DATA EXCERPT —
▬▬▬▬▬▬▬▬▬▬
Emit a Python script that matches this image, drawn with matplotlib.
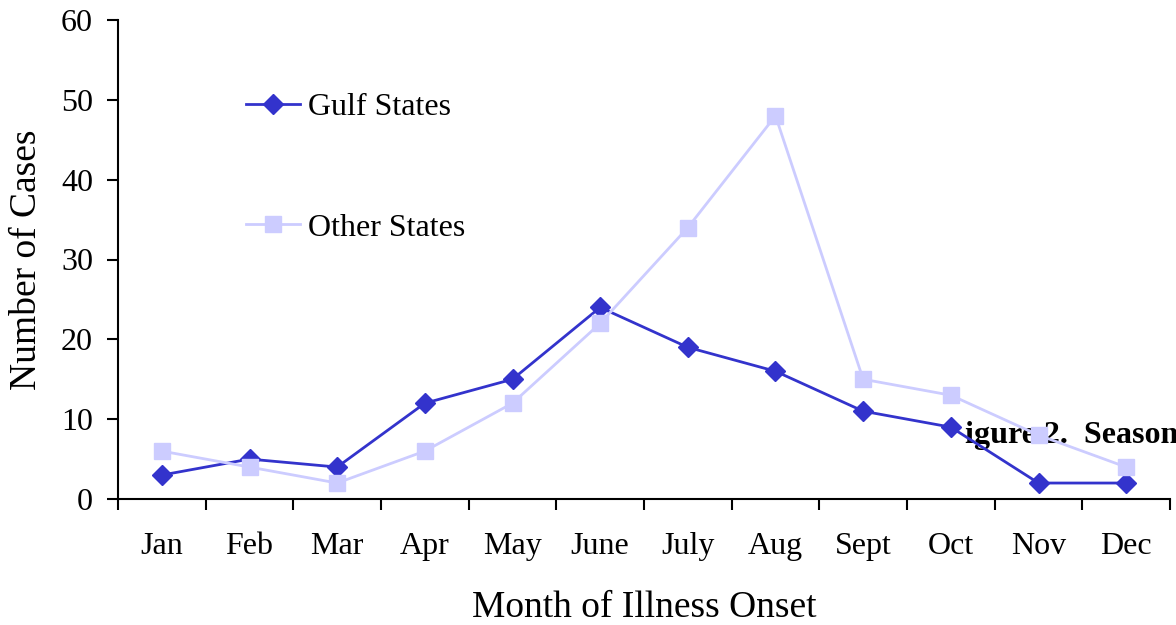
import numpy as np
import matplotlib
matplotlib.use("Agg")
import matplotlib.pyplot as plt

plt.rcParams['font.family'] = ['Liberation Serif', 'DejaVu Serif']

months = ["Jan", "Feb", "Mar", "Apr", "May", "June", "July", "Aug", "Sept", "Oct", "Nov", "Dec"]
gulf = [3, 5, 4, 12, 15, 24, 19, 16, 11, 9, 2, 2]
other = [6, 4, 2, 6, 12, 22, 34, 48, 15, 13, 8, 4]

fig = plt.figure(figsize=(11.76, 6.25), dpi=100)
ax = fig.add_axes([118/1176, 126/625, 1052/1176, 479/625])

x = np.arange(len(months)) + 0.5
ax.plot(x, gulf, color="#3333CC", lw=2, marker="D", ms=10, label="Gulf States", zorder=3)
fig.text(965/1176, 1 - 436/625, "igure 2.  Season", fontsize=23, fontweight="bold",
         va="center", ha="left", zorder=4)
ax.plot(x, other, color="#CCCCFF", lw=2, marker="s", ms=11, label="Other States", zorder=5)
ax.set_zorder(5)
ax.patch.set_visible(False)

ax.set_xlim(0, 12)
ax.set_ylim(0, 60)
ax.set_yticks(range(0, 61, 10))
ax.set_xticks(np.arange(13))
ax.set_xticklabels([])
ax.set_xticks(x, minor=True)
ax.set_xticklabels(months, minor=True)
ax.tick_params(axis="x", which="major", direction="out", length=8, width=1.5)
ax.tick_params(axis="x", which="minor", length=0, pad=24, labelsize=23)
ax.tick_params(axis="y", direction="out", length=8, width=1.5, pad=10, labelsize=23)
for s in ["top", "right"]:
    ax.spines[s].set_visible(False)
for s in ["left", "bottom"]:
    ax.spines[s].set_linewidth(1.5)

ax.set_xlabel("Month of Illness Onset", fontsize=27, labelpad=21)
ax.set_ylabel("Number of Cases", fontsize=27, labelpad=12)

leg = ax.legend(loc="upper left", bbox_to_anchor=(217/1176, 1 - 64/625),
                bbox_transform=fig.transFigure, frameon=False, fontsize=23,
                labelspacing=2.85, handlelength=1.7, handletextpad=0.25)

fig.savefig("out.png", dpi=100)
▬▬▬▬▬▬▬▬▬▬
TASK DETAILS — In your copy of the listing above, reproduce each line exactly and omit all pictures.

FULL RESPONSE —
Emit a Python script that matches this image, drawn with matplotlib.
import numpy as np
import matplotlib
matplotlib.use("Agg")
import matplotlib.pyplot as plt

plt.rcParams['font.family'] = ['Liberation Serif', 'DejaVu Serif']

months = ["Jan", "Feb", "Mar", "Apr", "May", "June", "July", "Aug", "Sept", "Oct", "Nov", "Dec"]
gulf = [3, 5, 4, 12, 15, 24, 19, 16, 11, 9, 2, 2]
other = [6, 4, 2, 6, 12, 22, 34, 48, 15, 13, 8, 4]

fig = plt.figure(figsize=(11.76, 6.25), dpi=100)
ax = fig.add_axes([118/1176, 126/625, 1052/1176, 479/625])

x = np.arange(len(months)) + 0.5
ax.plot(x, gulf, color="#3333CC", lw=2, marker="D", ms=10, label="Gulf States", zorder=3)
fig.text(965/1176, 1 - 436/625, "igure 2.  Season", fontsize=23, fontweight="bold",
         va="center", ha="left", zorder=4)
ax.plot(x, other, color="#CCCCFF", lw=2, marker="s", ms=11, label="Other States", zorder=5)
ax.set_zorder(5)
ax.patch.set_visible(False)

ax.set_xlim(0, 12)
ax.set_ylim(0, 60)
ax.set_yticks(range(0, 61, 10))
ax.set_xticks(np.arange(13))
ax.set_xticklabels([])
ax.set_xticks(x, minor=True)
ax.set_xticklabels(months, minor=True)
ax.tick_params(axis="x", which="major", direction="out", length=8, width=1.5)
ax.tick_params(axis="x", which="minor", length=0, pad=24, labelsize=23)
ax.tick_params(axis="y", direction="out", length=8, width=1.5, pad=10, labelsize=23)
for s in ["top", "right"]:
    ax.spines[s].set_visible(False)
for s in ["left", "bottom"]:
    ax.spines[s].set_linewidth(1.5)

ax.set_xlabel("Month of Illness Onset", fontsize=27, labelpad=21)
ax.set_ylabel("Number of Cases", fontsize=27, labelpad=12)

leg = ax.legend(loc="upper left", bbox_to_anchor=(217/1176, 1 - 64/625),
                bbox_transform=fig.transFigure, frameon=False, fontsize=23,
                labelspacing=2.85, handlelength=1.7, handletextpad=0.25)

fig.savefig("out.png", dpi=100)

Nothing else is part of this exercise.